** Material provided **
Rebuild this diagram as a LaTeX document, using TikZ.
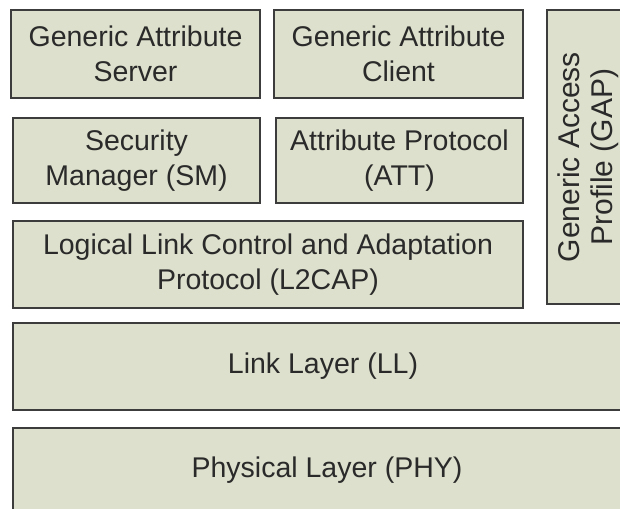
\documentclass[tikz,border=0pt]{standalone}
\usepackage{fontspec}
\setmainfont{Liberation Sans}
\definecolor{layerfill}{HTML}{DDE0CC}
\definecolor{layerline}{HTML}{3C3C3C}
\definecolor{layertext}{HTML}{2A2A2A}
\begin{document}
\begin{tikzpicture}[x=1pt, y=-1pt,
  layer/.style={draw=layerline, line width=1.8pt, fill=layerfill,
    text=layertext, align=center, inner sep=0pt,
    font=\fontsize{28.5}{35}\selectfont}]
\useasboundingbox (0,0) rectangle (620,508);
\clip (0,0) rectangle (620,508);

% upper protocol blocks
\node[layer, minimum width=249pt, minimum height=88pt] (gas) at (135.5,54)
  {Generic Attribute\\Server};
\node[layer, minimum width=249pt, minimum height=88pt] (gac) at (398.5,54)
  {Generic Attribute\\Client};
\node[layer, minimum width=247pt, minimum height=85pt] (sm) at (136.5,160.5)
  {Security\\Manager (SM)};
\node[layer, minimum width=247pt, minimum height=85pt] (att) at (399.5,160.5)
  {Attribute Protocol\\(ATT)};
\node[layer, minimum width=510pt, minimum height=87pt] (l2cap) at (268,264.5)
  {Logical Link Control and Adaptation\\Protocol (L2CAP)};

% vertical profile block
\node[layer, rotate=90, minimum width=294pt, minimum height=82pt,
  font=\fontsize{30}{32.5}\selectfont] (gap) at (588,157)
  {Generic Access\\Profile (GAP)};

% lower layers spanning the full width
\node[layer, minimum width=620pt, minimum height=87pt] (ll) at (323,366.5)
  {Link Layer (LL)};
\node[layer, minimum width=628pt, minimum height=84pt] (phy) at (327,470)
  {Physical Layer (PHY)};
\end{tikzpicture}
\end{document}
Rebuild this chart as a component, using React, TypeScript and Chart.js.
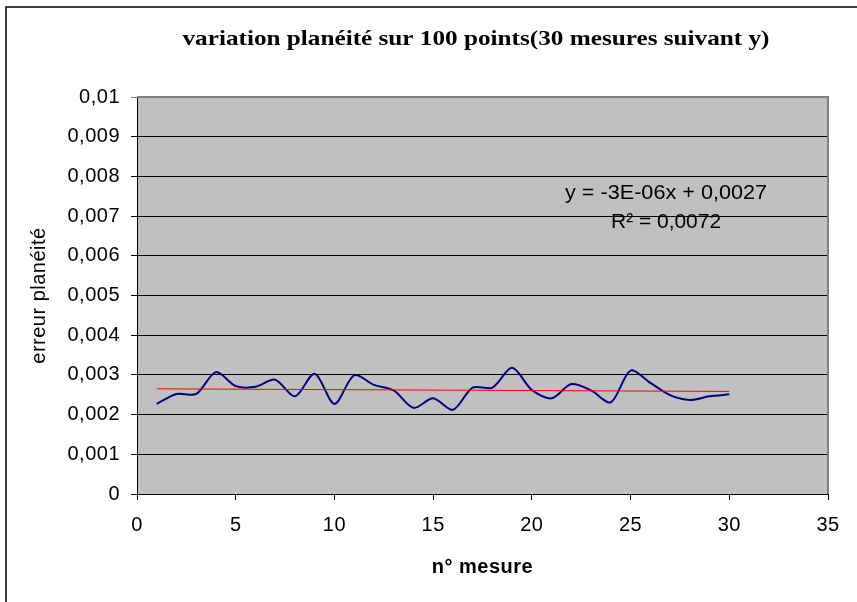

** Set task **
Copy each line in full and exactly, omitting any picture.

** Response **
Rebuild this diagram as a LaTeX document, using TikZ.
\documentclass[tikz,border=0pt]{standalone}
\usepackage{fontspec}
\setmainfont{Liberation Sans}
\definecolor{layerfill}{HTML}{DDE0CC}
\definecolor{layerline}{HTML}{3C3C3C}
\definecolor{layertext}{HTML}{2A2A2A}
\begin{document}
\begin{tikzpicture}[x=1pt, y=-1pt,
  layer/.style={draw=layerline, line width=1.8pt, fill=layerfill,
    text=layertext, align=center, inner sep=0pt,
    font=\fontsize{28.5}{35}\selectfont}]
\useasboundingbox (0,0) rectangle (620,508);
\clip (0,0) rectangle (620,508);

% upper protocol blocks
\node[layer, minimum width=249pt, minimum height=88pt] (gas) at (135.5,54)
  {Generic Attribute\\Server};
\node[layer, minimum width=249pt, minimum height=88pt] (gac) at (398.5,54)
  {Generic Attribute\\Client};
\node[layer, minimum width=247pt, minimum height=85pt] (sm) at (136.5,160.5)
  {Security\\Manager (SM)};
\node[layer, minimum width=247pt, minimum height=85pt] (att) at (399.5,160.5)
  {Attribute Protocol\\(ATT)};
\node[layer, minimum width=510pt, minimum height=87pt] (l2cap) at (268,264.5)
  {Logical Link Control and Adaptation\\Protocol (L2CAP)};

% vertical profile block
\node[layer, rotate=90, minimum width=294pt, minimum height=82pt,
  font=\fontsize{30}{32.5}\selectfont] (gap) at (588,157)
  {Generic Access\\Profile (GAP)};

% lower layers spanning the full width
\node[layer, minimum width=620pt, minimum height=87pt] (ll) at (323,366.5)
  {Link Layer (LL)};
\node[layer, minimum width=628pt, minimum height=84pt] (phy) at (327,470)
  {Physical Layer (PHY)};
\end{tikzpicture}
\end{document}
Rebuild this chart as a component, using React, TypeScript and Chart.js.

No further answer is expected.